WHAT YOU HAVE TO DO →
Begin at the top of the records below and return each line exactly through the line with "(lo2) at (612,577)". Skip pictures.

ENTRIES →
%%

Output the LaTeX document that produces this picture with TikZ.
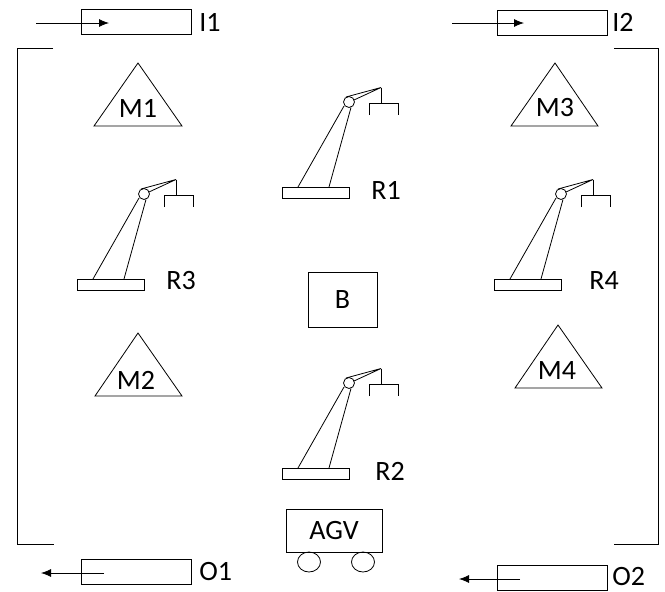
\documentclass[tikz,border=0pt]{standalone}
\usepackage{fontspec}
\setmainfont{Carlito}
\usetikzlibrary{arrows.meta}
\begin{document}
\begin{tikzpicture}[x=1pt,y=-1pt,line width=0.8pt,
  lbl/.style={anchor=west,inner sep=0pt,font=\fontsize{28}{32}\selectfont},
  ctr/.style={inner sep=0pt,font=\fontsize{28}{32}\selectfont},
  buffer/.style={draw,rectangle,minimum width=110pt,minimum height=25pt,inner sep=0pt},
  flow/.style={-{Latex[length=10pt,width=8pt]}},
  robot/.pic={
    \draw (-67,85) rectangle (0,96);
    \draw (-51,85) -- (-5,4);
    \draw (-20,85) -- (2,5.5);
    \draw (0,0) circle (5.5);
    \draw (-3,-5) -- (32,-14.5) -- (5,-2);
    \draw (32,-14.5) -- (32,1);
    \draw (20,13) -- (20,1) -- (49,1) -- (49,13);
  }]
\useasboundingbox (0,0) rectangle (665,592);

% input and output buffers
\node[buffer] (i1) at (136,22) {};
\node[buffer] (i2) at (552.5,22.5) {};
\node[buffer] (o1) at (136,571.5) {};
\node[buffer] (o2) at (552.5,578) {};
\node[lbl] (li1) at (199,22) {I1};
\node[lbl] (li2) at (612,22) {I2};
\node[lbl] (lo1) at (199,572) {O1};
\node[lbl] (lo2) at (612,577) {O2};

\coordinate (i1s) at (36,23);  \coordinate (i1e) at (109,23);
\coordinate (i2s) at (452,23); \coordinate (i2e) at (524,23);
\coordinate (o1s) at (104,573); \coordinate (o1e) at (41,573);
\coordinate (o2s) at (520,579); \coordinate (o2e) at (459,579);
\draw[flow] (i1s) -- (i1e);
\draw[flow] (i2s) -- (i2e);
\draw[flow] (o1s) -- (o1e);
\draw[flow] (o2s) -- (o2e);

% cell boundaries
\draw (53,48) -- (17,48) -- (17,544) -- (54,544);
\draw (614,48) -- (658,48) -- (658,544) -- (614,544);

% machines
\draw (138,63) -- (182,126) -- (94,126) -- cycle;
\draw (555,63) -- (598,126) -- (511,126) -- cycle;
\draw (138,333) -- (182,396) -- (95,396) -- cycle;
\draw (558,325) -- (602,388) -- (515,388) -- cycle;
\node[ctr] (m1) at (138,108) {M1};
\node[ctr] (m3) at (555,108) {M3};
\node[ctr] (m2) at (136,380) {M2};
\node[ctr] (m4) at (557,371) {M4};

% robots
\pic at (349,102) {robot};
\pic at (144,194) {robot};
\pic at (561,194) {robot};
\pic at (349,383) {robot};
\node[lbl] (r1) at (371,190) {R1};
\node[lbl] (r3) at (166,281) {R3};
\node[lbl] (r4) at (589,281) {R4};
\node[lbl] (r2) at (375,471) {R2};

% central buffer
\node[draw,rectangle,minimum width=69pt,minimum height=55pt,ctr] (b) at (342.5,299.5) {B};

% AGV
\node[draw,rectangle,minimum width=96pt,minimum height=43pt,ctr] (agv) at (334,530.5) {AGV};
\draw (309,562) ellipse (11.5 and 10);
\draw (363,562) ellipse (11.5 and 10);
\end{tikzpicture}
\end{document}
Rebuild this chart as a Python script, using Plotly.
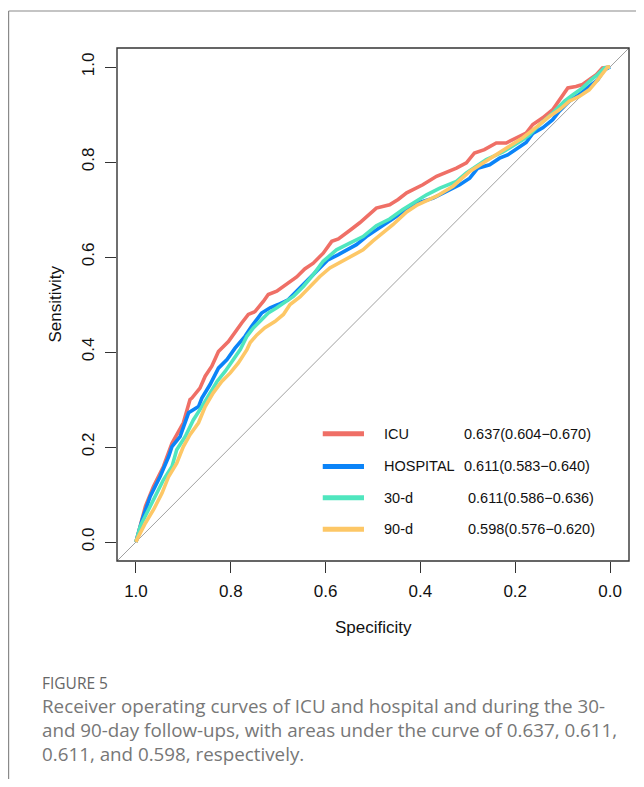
import plotly.graph_objects as go

# ---- data (specificity, sensitivity) ----
icu_spec = [1.000, 0.980, 0.963, 0.942, 0.924, 0.900, 0.886, 0.882, 0.865, 0.854, 0.840, 0.826, 0.805,
            0.791, 0.777, 0.763, 0.749, 0.731, 0.721, 0.703, 0.682, 0.661, 0.644, 0.626, 0.605, 0.587,
            0.573, 0.556, 0.545, 0.528, 0.507, 0.493, 0.465, 0.447, 0.429, 0.416, 0.395, 0.366, 0.342,
            0.324, 0.303, 0.286, 0.265, 0.240, 0.219, 0.198, 0.177, 0.163, 0.142, 0.121, 0.103, 0.089,
            0.072, 0.058, 0.044, 0.029, 0.016, 0.005, 0.000]
icu_sens = [0.000, 0.075, 0.117, 0.159, 0.208, 0.251, 0.300, 0.303, 0.324, 0.349, 0.370, 0.401, 0.422,
            0.443, 0.461, 0.479, 0.485, 0.507, 0.521, 0.528, 0.542, 0.558, 0.575, 0.587, 0.608, 0.633,
            0.638, 0.652, 0.659, 0.672, 0.691, 0.703, 0.710, 0.721, 0.735, 0.742, 0.752, 0.770, 0.780,
            0.787, 0.798, 0.819, 0.826, 0.840, 0.840, 0.851, 0.861, 0.879, 0.893, 0.910, 0.935, 0.956,
            0.959, 0.963, 0.973, 0.984, 0.998, 1.000, 1.000]

hosp_spec = [1.000, 0.987, 0.970, 0.949, 0.931, 0.924, 0.907, 0.889, 0.868, 0.861, 0.844, 0.826, 0.808,
             0.791, 0.770, 0.756, 0.735, 0.717, 0.700, 0.679, 0.654, 0.633, 0.612, 0.595, 0.573, 0.556,
             0.535, 0.514, 0.493, 0.472, 0.451, 0.429, 0.405, 0.373, 0.345, 0.317, 0.296, 0.279, 0.254,
             0.233, 0.216, 0.198, 0.177, 0.163, 0.142, 0.121, 0.107, 0.086, 0.065, 0.044, 0.026, 0.012,
             0.000]
hosp_sens = [0.000, 0.047, 0.096, 0.138, 0.180, 0.201, 0.222, 0.272, 0.285, 0.303, 0.331, 0.366, 0.384,
             0.408, 0.433, 0.454, 0.482, 0.493, 0.500, 0.510, 0.535, 0.556, 0.577, 0.594, 0.605, 0.615,
             0.626, 0.643, 0.657, 0.672, 0.685, 0.702, 0.714, 0.724, 0.738, 0.752, 0.766, 0.787, 0.794,
             0.808, 0.815, 0.828, 0.841, 0.860, 0.872, 0.889, 0.907, 0.928, 0.942, 0.959, 0.973, 0.994,
             1.000]

d30_spec = [1.000, 0.991, 0.977, 0.959, 0.942, 0.924, 0.914, 0.896, 0.879, 0.861, 0.840, 0.829, 0.812,
            0.795, 0.780, 0.766, 0.752, 0.735, 0.721, 0.703, 0.686, 0.668, 0.647, 0.626, 0.605, 0.577,
            0.549, 0.521, 0.493, 0.465, 0.437, 0.408, 0.387, 0.359, 0.324, 0.303, 0.282, 0.261, 0.226,
            0.205, 0.184, 0.170, 0.145, 0.121, 0.096, 0.079, 0.058, 0.040, 0.026, 0.012, 0.000]
d30_sens = [0.000, 0.033, 0.061, 0.096, 0.131, 0.159, 0.194, 0.222, 0.257, 0.285, 0.321, 0.338, 0.359,
            0.384, 0.405, 0.433, 0.451, 0.468, 0.482, 0.493, 0.504, 0.517, 0.538, 0.563, 0.591, 0.615,
            0.629, 0.643, 0.666, 0.680, 0.700, 0.717, 0.731, 0.745, 0.759, 0.777, 0.791, 0.805, 0.821,
            0.833, 0.847, 0.857, 0.882, 0.903, 0.928, 0.941, 0.956, 0.973, 0.984, 0.998, 1.000]

d90_spec = [1.000, 0.998, 0.980, 0.963, 0.945, 0.931, 0.914, 0.900, 0.886, 0.868, 0.854, 0.837, 0.819,
            0.801, 0.784, 0.766, 0.759, 0.745, 0.728, 0.707, 0.689, 0.675, 0.654, 0.633, 0.612, 0.591,
            0.566, 0.542, 0.521, 0.500, 0.479, 0.458, 0.429, 0.406, 0.366, 0.331, 0.296, 0.268, 0.240,
            0.212, 0.184, 0.156, 0.128, 0.107, 0.086, 0.065, 0.044, 0.026, 0.016, 0.005, 0.000]
d90_sens = [0.000, 0.005, 0.040, 0.068, 0.103, 0.138, 0.166, 0.201, 0.226, 0.251, 0.285, 0.314, 0.338,
            0.356, 0.377, 0.405, 0.420, 0.436, 0.451, 0.464, 0.479, 0.500, 0.516, 0.538, 0.559, 0.577,
            0.591, 0.605, 0.615, 0.634, 0.651, 0.668, 0.695, 0.710, 0.728, 0.749, 0.780, 0.798, 0.815,
            0.833, 0.851, 0.873, 0.896, 0.910, 0.928, 0.938, 0.952, 0.973, 0.987, 1.000, 1.000]

series_names = ["ICU", "HOSPITAL", "30-d", "90-d"]
auc_labels = ["0.637(0.604\u22120.670)", "0.611(0.583\u22120.640)",
              "0.611(0.586\u22120.636)", "0.598(0.576\u22120.620)"]
x_tick_vals = [1.0, 0.8, 0.6, 0.4, 0.2, 0.0]
x_tick_text = ["1.0", "0.8", "0.6", "0.4", "0.2", "0.0"]
y_tick_vals = [0.0, 0.2, 0.4, 0.6, 0.8, 1.0]
y_tick_text = ["0.0", "0.2", "0.4", "0.6", "0.8", "1.0"]
caption_head = "FIGURE 5"
caption_lines = ["Receiver operating curves of ICU and hospital and during the 30-",
                 "and 90-day follow-ups, with areas under the curve of 0.637, 0.611,",
                 "0.611, and 0.598, respectively."]

colors = ["#EF6F66", "#0B84F8", "#4FE6BE", "#FDC766"]
FONT = "Liberation Sans, Arial, sans-serif"

fig = go.Figure()

# chance diagonal
fig.add_trace(go.Scatter(x=[1.04, -0.04], y=[-0.04, 1.04], mode="lines",
                         line=dict(color="#A0A0A0", width=1), hoverinfo="skip", showlegend=False))

for sx, sy, c, n in [(icu_spec, icu_sens, colors[0], series_names[0]),
                     (hosp_spec, hosp_sens, colors[1], series_names[1]),
                     (d30_spec, d30_sens, colors[2], series_names[2]),
                     (d90_spec, d90_sens, colors[3], series_names[3])]:
    fig.add_trace(go.Scatter(x=sx, y=sy, mode="lines", name=n,
                             line=dict(color=c, width=3.6), showlegend=False))

shapes = []
annotations = []

# plot box
shapes.append(dict(type="rect", xref="paper", yref="paper", x0=0, x1=1, y0=0, y1=1,
                   line=dict(color="#333333", width=1.4), layer="above"))

# legend inside plot
leg_y = [0.228, 0.159, 0.093, 0.027]
for i in range(4):
    shapes.append(dict(type="line", xref="x", yref="y", x0=0.606, x1=0.519,
                       y0=leg_y[i], y1=leg_y[i], line=dict(color=colors[i], width=5)))
    annotations.append(dict(xref="x", yref="y", x=0.482, y=leg_y[i], text=series_names[i],
                            showarrow=False, xanchor="left", yanchor="middle",
                            font=dict(family=FONT, size=14.5, color="#111")))
    annotations.append(dict(xref="x", yref="y", x=0.312 if i < 2 else 0.303, y=leg_y[i],
                            text=auc_labels[i], showarrow=False, xanchor="left", yanchor="middle",
                            font=dict(family=FONT, size=14.5, color="#111")))

# axis titles
annotations.append(dict(xref="paper", yref="paper", x=0.5, y=(561 - 627) / 513, text="Specificity",
                        showarrow=False, xanchor="center", yanchor="middle",
                        font=dict(family=FONT, size=17, color="#111")))
annotations.append(dict(xref="paper", yref="paper", x=(55 - 117) / 512, y=0.5, text="Sensitivity",
                        showarrow=False, xanchor="center", yanchor="middle", textangle=-90,
                        font=dict(family=FONT, size=17, color="#111")))

# caption
cap_font = "Open Sans, Noto Sans, sans-serif"
annotations.append(dict(xref="paper", yref="paper", x=(40 - 117) / 512, y=(561 - 683) / 513,
                        text=caption_head, showarrow=False, xanchor="left", yanchor="middle",
                        font=dict(family=cap_font, size=15.5, color="#666666")))
for k, line in enumerate(caption_lines):
    annotations.append(dict(xref="paper", yref="paper", x=(40 - 117) / 512,
                            y=(561 - (706 + 24 * k)) / 513, text=line, showarrow=False,
                            xanchor="left", yanchor="middle",
                            font=dict(family=cap_font, size=18.8, color="#777777")))

# outer frame (top and left)
shapes.append(dict(type="line", xref="paper", yref="paper", x0=(8.6 - 117) / 512, x1=(660 - 117) / 512,
                   y0=(561 - 11) / 513, y1=(561 - 11) / 513, line=dict(color="#8A8A8A", width=1.2)))
shapes.append(dict(type="line", xref="paper", yref="paper", x0=(8.6 - 117) / 512, x1=(8.6 - 117) / 512,
                   y0=(561 - 11) / 513, y1=(561 - 800) / 513, line=dict(color="#8A8A8A", width=1.2)))

# page body has an 8px margin: plot area placed so it lands at screen x 117..629, y 48..561
fig.update_layout(
    width=628, height=771,
    margin=dict(l=109, r=7, t=40, b=218),
    paper_bgcolor="white", plot_bgcolor="white",
    showlegend=False,
    shapes=shapes, annotations=annotations,
    font=dict(family=FONT, size=17, color="#111"),
    xaxis=dict(range=[1.04, -0.04], tickvals=x_tick_vals, ticktext=x_tick_text,
               showgrid=False, zeroline=False, showline=False,
               ticks="outside", ticklen=11, tickwidth=1.3, ticklabelstandoff=4,
               tickcolor="#333", tickfont=dict(family=FONT, size=17, color="#111")),
    yaxis=dict(range=[-0.04, 1.04], tickvals=y_tick_vals, ticktext=y_tick_text,
               showgrid=False, zeroline=False, showline=False,
               ticks="outside", ticklen=11, tickwidth=1.3, ticklabelstandoff=4,
               tickcolor="#333", tickangle=-90, tickfont=dict(family=FONT, size=17, color="#111")),
)

fig.write_html("out.html")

%%

EXERCISE RESULT →
Output the LaTeX document that produces this picture with TikZ.
\documentclass[tikz,border=0pt]{standalone}
\usepackage{fontspec}
\setmainfont{Carlito}
\usetikzlibrary{arrows.meta}
\begin{document}
\begin{tikzpicture}[x=1pt,y=-1pt,line width=0.8pt,
  lbl/.style={anchor=west,inner sep=0pt,font=\fontsize{28}{32}\selectfont},
  ctr/.style={inner sep=0pt,font=\fontsize{28}{32}\selectfont},
  buffer/.style={draw,rectangle,minimum width=110pt,minimum height=25pt,inner sep=0pt},
  flow/.style={-{Latex[length=10pt,width=8pt]}},
  robot/.pic={
    \draw (-67,85) rectangle (0,96);
    \draw (-51,85) -- (-5,4);
    \draw (-20,85) -- (2,5.5);
    \draw (0,0) circle (5.5);
    \draw (-3,-5) -- (32,-14.5) -- (5,-2);
    \draw (32,-14.5) -- (32,1);
    \draw (20,13) -- (20,1) -- (49,1) -- (49,13);
  }]
\useasboundingbox (0,0) rectangle (665,592);

% input and output buffers
\node[buffer] (i1) at (136,22) {};
\node[buffer] (i2) at (552.5,22.5) {};
\node[buffer] (o1) at (136,571.5) {};
\node[buffer] (o2) at (552.5,578) {};
\node[lbl] (li1) at (199,22) {I1};
\node[lbl] (li2) at (612,22) {I2};
\node[lbl] (lo1) at (199,572) {O1};
\node[lbl] (lo2) at (612,577) {O2};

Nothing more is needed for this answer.